- _SET EXERCISE_:
Reproduce the lines of the material exactly, excluding every image.

>> Start RAW DATA

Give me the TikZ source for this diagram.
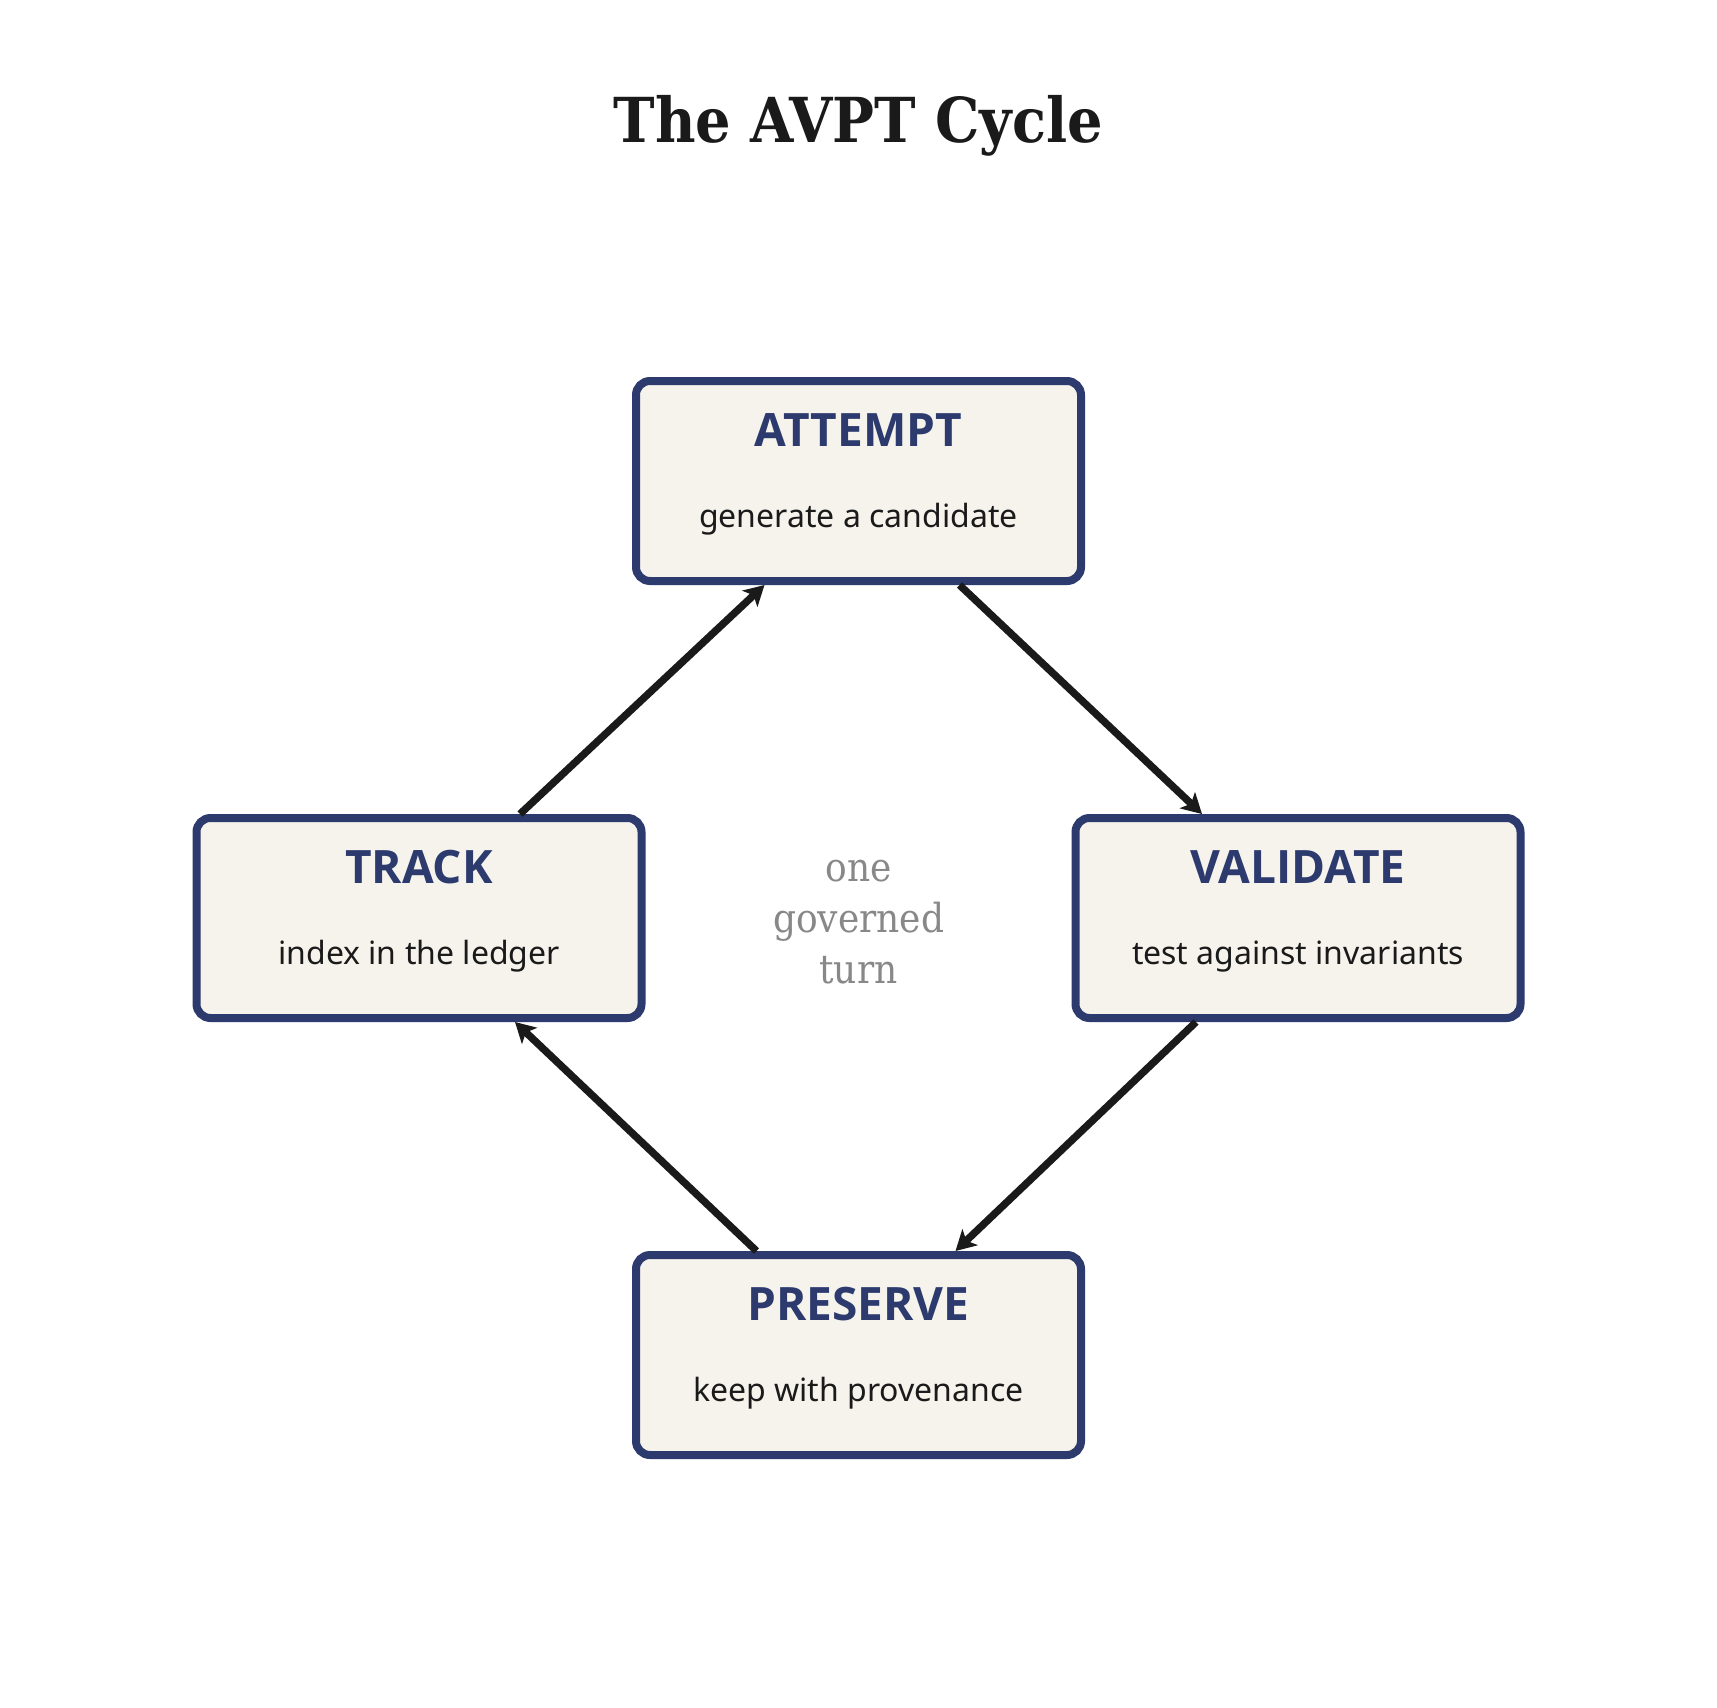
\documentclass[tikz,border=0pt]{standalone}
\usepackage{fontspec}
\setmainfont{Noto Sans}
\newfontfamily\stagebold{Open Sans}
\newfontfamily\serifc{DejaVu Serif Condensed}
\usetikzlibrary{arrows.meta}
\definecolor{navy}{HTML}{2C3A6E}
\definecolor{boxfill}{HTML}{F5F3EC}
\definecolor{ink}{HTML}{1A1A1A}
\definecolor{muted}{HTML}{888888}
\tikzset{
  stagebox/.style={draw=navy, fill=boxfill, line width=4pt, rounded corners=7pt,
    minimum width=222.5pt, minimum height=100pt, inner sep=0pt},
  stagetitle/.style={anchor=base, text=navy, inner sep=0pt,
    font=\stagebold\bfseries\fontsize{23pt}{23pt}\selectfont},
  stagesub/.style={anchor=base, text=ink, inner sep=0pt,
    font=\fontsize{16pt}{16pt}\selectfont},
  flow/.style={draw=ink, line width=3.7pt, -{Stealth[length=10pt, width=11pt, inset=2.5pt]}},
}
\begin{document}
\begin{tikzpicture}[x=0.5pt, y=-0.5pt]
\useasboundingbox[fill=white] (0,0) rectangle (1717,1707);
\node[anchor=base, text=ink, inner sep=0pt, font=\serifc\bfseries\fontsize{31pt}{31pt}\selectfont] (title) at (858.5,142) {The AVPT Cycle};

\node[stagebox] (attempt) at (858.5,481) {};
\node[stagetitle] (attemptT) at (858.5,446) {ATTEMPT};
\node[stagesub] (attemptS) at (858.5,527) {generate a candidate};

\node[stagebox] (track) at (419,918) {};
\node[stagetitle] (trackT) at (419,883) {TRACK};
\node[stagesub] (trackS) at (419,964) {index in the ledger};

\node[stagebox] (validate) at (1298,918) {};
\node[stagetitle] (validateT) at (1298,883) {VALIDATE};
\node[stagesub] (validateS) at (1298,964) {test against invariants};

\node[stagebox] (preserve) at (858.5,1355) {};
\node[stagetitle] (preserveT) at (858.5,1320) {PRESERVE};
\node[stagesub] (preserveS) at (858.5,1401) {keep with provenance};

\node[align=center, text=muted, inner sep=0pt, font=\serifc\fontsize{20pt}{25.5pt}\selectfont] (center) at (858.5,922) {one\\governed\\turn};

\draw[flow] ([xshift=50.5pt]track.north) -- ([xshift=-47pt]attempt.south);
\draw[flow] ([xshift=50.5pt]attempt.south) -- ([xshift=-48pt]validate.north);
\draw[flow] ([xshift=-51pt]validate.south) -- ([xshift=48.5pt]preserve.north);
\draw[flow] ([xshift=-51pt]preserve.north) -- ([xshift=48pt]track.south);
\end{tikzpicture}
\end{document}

>> End RAW DATA

- _RESULT FOR THIS EXERCISE_:
Give me the TikZ source for this diagram.
\documentclass[tikz,border=0pt]{standalone}
\usepackage{fontspec}
\setmainfont{Noto Sans}
\newfontfamily\stagebold{Open Sans}
\newfontfamily\serifc{DejaVu Serif Condensed}
\usetikzlibrary{arrows.meta}
\definecolor{navy}{HTML}{2C3A6E}
\definecolor{boxfill}{HTML}{F5F3EC}
\definecolor{ink}{HTML}{1A1A1A}
\definecolor{muted}{HTML}{888888}
\tikzset{
  stagebox/.style={draw=navy, fill=boxfill, line width=4pt, rounded corners=7pt,
    minimum width=222.5pt, minimum height=100pt, inner sep=0pt},
  stagetitle/.style={anchor=base, text=navy, inner sep=0pt,
    font=\stagebold\bfseries\fontsize{23pt}{23pt}\selectfont},
  stagesub/.style={anchor=base, text=ink, inner sep=0pt,
    font=\fontsize{16pt}{16pt}\selectfont},
  flow/.style={draw=ink, line width=3.7pt, -{Stealth[length=10pt, width=11pt, inset=2.5pt]}},
}
\begin{document}
\begin{tikzpicture}[x=0.5pt, y=-0.5pt]
\useasboundingbox[fill=white] (0,0) rectangle (1717,1707);
\node[anchor=base, text=ink, inner sep=0pt, font=\serifc\bfseries\fontsize{31pt}{31pt}\selectfont] (title) at (858.5,142) {The AVPT Cycle};

\node[stagebox] (attempt) at (858.5,481) {};
\node[stagetitle] (attemptT) at (858.5,446) {ATTEMPT};
\node[stagesub] (attemptS) at (858.5,527) {generate a candidate};

\node[stagebox] (track) at (419,918) {};
\node[stagetitle] (trackT) at (419,883) {TRACK};
\node[stagesub] (trackS) at (419,964) {index in the ledger};

\node[stagebox] (validate) at (1298,918) {};
\node[stagetitle] (validateT) at (1298,883) {VALIDATE};
\node[stagesub] (validateS) at (1298,964) {test against invariants};

\node[stagebox] (preserve) at (858.5,1355) {};
\node[stagetitle] (preserveT) at (858.5,1320) {PRESERVE};
\node[stagesub] (preserveS) at (858.5,1401) {keep with provenance};

\node[align=center, text=muted, inner sep=0pt, font=\serifc\fontsize{20pt}{25.5pt}\selectfont] (center) at (858.5,922) {one\\governed\\turn};

\draw[flow] ([xshift=50.5pt]track.north) -- ([xshift=-47pt]attempt.south);
\draw[flow] ([xshift=50.5pt]attempt.south) -- ([xshift=-48pt]validate.north);
\draw[flow] ([xshift=-51pt]validate.south) -- ([xshift=48.5pt]preserve.north);
\draw[flow] ([xshift=-51pt]preserve.north) -- ([xshift=48pt]track.south);
\end{tikzpicture}
\end{document}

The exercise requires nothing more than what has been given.